While the mainland is populated mostly by animals that are identical to those on earth (snakes, alligators, owls, etc.) and the random giant insect (which is shot, naturally), the island turns out to be dominated by "prehistoric" creatures and "dinosaurs". The most aggressive of these is called "King Dinosaur" by one of the crew and is humorously said to resemble Earth's Tyrannosaurus Rex (I'll take his word for it, but it looks like a giant iguana to me). While two crew members huddle in a cave, the "Tyrannosaurus" <*snicker*> ends up fighting a giant alligator and an enormous lizard.

The other two crew members eventually come to the aid of their friends and the quartet makes a run for it while being pursued by the big reptile. They leave behind an atomic battery which can also be used as an atomic bomb(!). Racing against the clock, our dimwitted heroes paddle towards the mainland and find shelter immediately before the bomb goes off. As a mushroom cloud rises into the sky, King Dinosaur gives us this exchange:
Crewman 1: "Well, we've done it."
Crewman 2: "Yeah, we sure have done it: brought civilization to Planet Nova."
Now, one would expect that the latter line be delivered in an ironic tone since setting off nuclear weapons shouldn't be the defining characteristic of civilization. But given how clueless the whole production is, I have to believe that the filmmakers were actually serious; that they really believed that nuking the indigenous life of a newly discovered planet was actually part of civilizing it.

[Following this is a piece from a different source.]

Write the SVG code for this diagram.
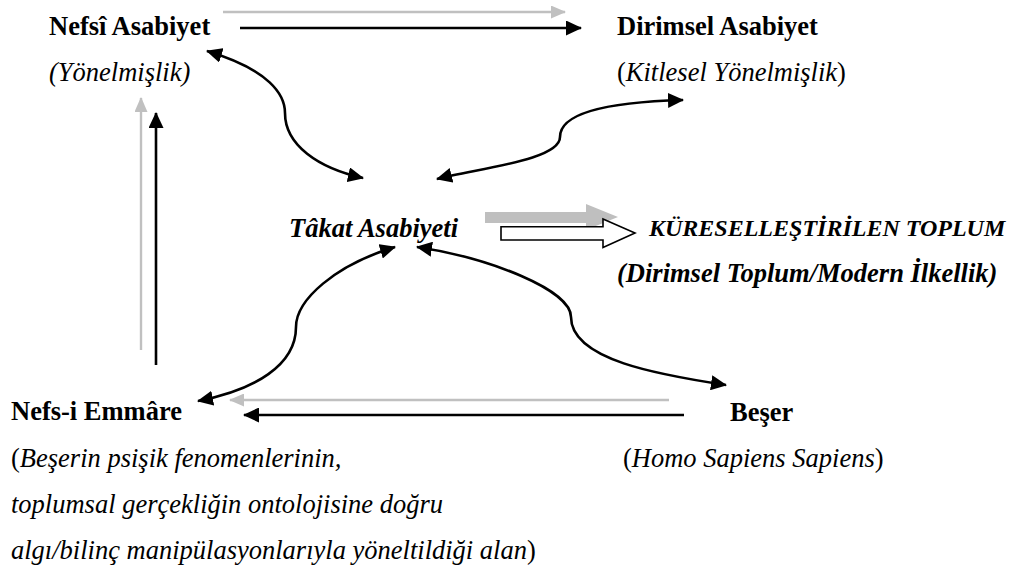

And I feel compelled to say something about how King Dinosaur treats its live animals. I'm not really an animal lover, and I don't have too many problems with a movie depicting fictitious violence occurring to an animal, but I certainly have a problem with the genuine cruelty shown during the dinosaur fight scenes. The iguana playing the "Tyrannosaurus" and a juvenile alligator or caiman were agitated to the point of attacking each other for this film. Later, the iguana and another large lizard were also pitted against each other. At the end of each fight scene, the loser is shown covered in blood (the movie was shot in black and white so it's hard to tell if the blood was real) and disturbingly still. Either the animal was heavily sedated or it had actually been killed. Given what the filmmakers had already inflicted on the creatures, I wouldn't be surprised if it was the latter. A lousy movie like King Dinosaur was definitely not worth either animal's life.